E’ una Pasqua di alta tensione in Macedonia. Dopo lo shock per la strage di tre giorni fa, giovedì santo ortodosso, in cui sono state uccise cinque persone, una nuova ondata di violenze rischia di diffondersi senza controllo in tutto il Paese a undici anni dalla fine della guerra civile. Il massiccio spiegamento di polizia ha per adesso tenuto sotto controllo la rabbia della popolazione macedone che ritiene responsabile della strage la comunità albanese. Consapevoli che dalle indagini può dipendere la stabilità del Paese, dal presidente Gjorgje Ivanov e dal ministro dell’Interno Gordana Jankulovska sono giunti ripetuti appelli a mantenere la calma e a evitare strumentalizzazioni politiche. Poche le notizie filtrate sulla strage di Radisani, sobborgo alla periferia nord di Skopje. Quattro ragazzi ventenni uccisi a colpi di arma da fuoco da distanza ravvicinata sulla sponda di un lago artificiale, a centro metri un altro corpo di un uomo di 45 anni, forse un testimone oculare. Il delitto sarebbe stato compiuto da più persone.
Le tensioni interetniche non sono una novità, ma l’escalation di violenze nei primi mesi del 2012 dovrebbe far riconsiderare la definizione di frozen conflict con cui è stato definito il contesto macedone, circa due milioni di abitanti un quarto dei quali albanesi stabiliti principalmente nel nord. Anche i dati sono fonte di tensioni etnico-politiche: il censimento previsto nello scorso ottobre è stato annullato per le diverse interpretazioni di metodologia tra i due partiti di governo, il Vmro del premier conservatore Nikola Gruevski e il Dui di Ali Ahmeti, che da leader dell’esercito di liberazione nazionale – l’Uck macedone – durante gli scontri del 2001 è diventato il punto di riferimento politico della minoranza albanese (“comunità non maggioritaria” secondo la Costituzione). Oggi che l’Uck è ufficialmente sciolto, a seminare paura è l’Aksh, esercito nazionale albanese, milizia paramilitare che ha come obiettivo l’unificazione di Kosovo, Albania e parte della Macedonia. Il 17 marzo scorso l’Aksh in un comunicato ha informato di aver riattivato le sue strutture militari.

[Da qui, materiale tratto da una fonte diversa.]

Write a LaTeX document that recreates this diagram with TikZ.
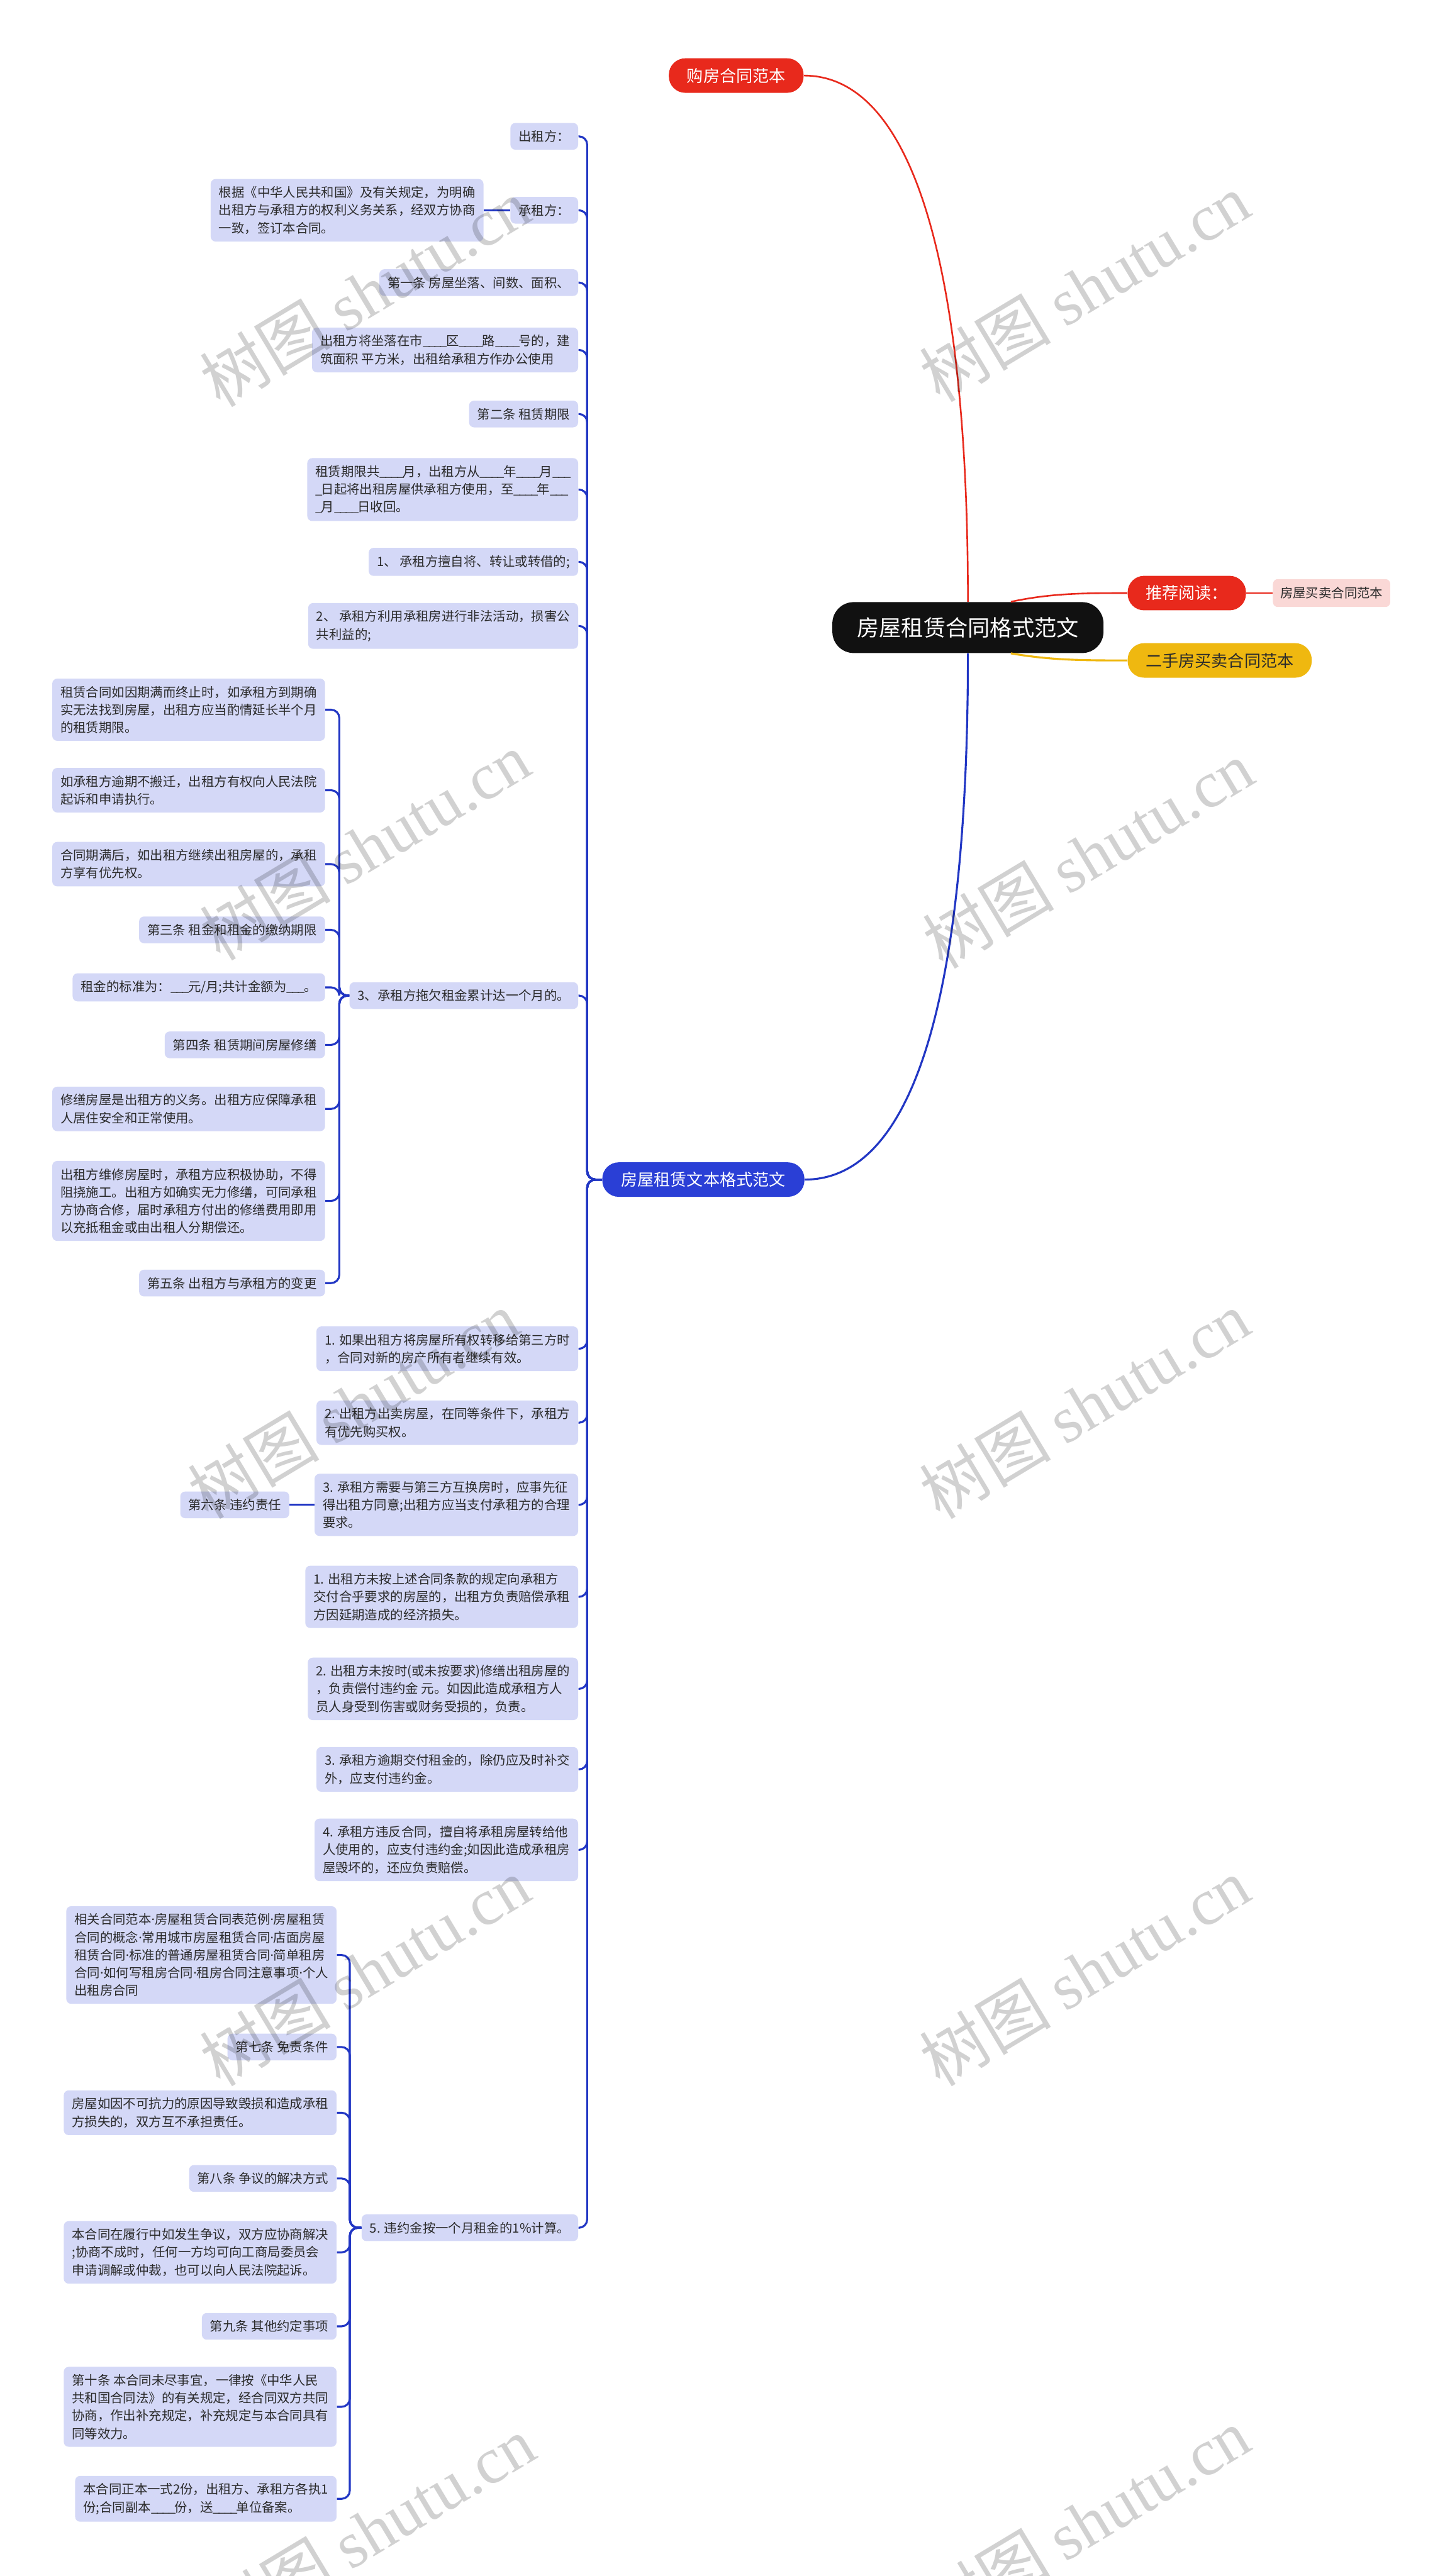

L’istituzionalizzazione dell’etnia e il sistema di condivisione del potere non hanno coinciso con la sviluppo di una cultura democratica e di un vero stato di diritto. A Gostivar, roccaforte albanese, nello scorso febbraio un poliziotto ha ucciso due giovani albanesi in una vicenda dai contorni poco chiari ma che includono l’odio etnico. Nei giorni successivi si sono verificate numerose violenze reciproche, a Skopje e Tetovo, dove persone mascherate hanno pestato i passeggeri di alcuni autobus con mazze da baseball e spranghe. Per evitare scontri è stato sospeso anche il campionato di calcio, dopo che per mesi negli stadi sono state bruciate bandiere macedoni e albanesi. In particolare gli hooligans albanesi dello Shkendija di Tetovo sono indicati tra gli autori degli attacchi contro la popolazione macedone. In Kosovo è stata lanciata una molotov contro l’ambasciata macedone. Violenze contro violenze fino all’episodio più grave, la strage di Radisani.
Eppure i difficili rapporti tra macedoni e albanesi non bastano a spiegare la parabola di uno Stato che nel 2005 sembrava lanciato, con il fiore all’occhiello della candidatura ufficiale a membro della Unione Europea. A vent’anni dall’indipendenza, la Macedonia rimane uno dei Paesi più poveri dei Balcani con un tasso di disoccupazione oltre il 30%, mentre i principali sforzi del premier Gruevski sono indirizzati alla celebrazione dei macedoni diretti discendenti, secondo i sostenitori, di Alessandro Magno.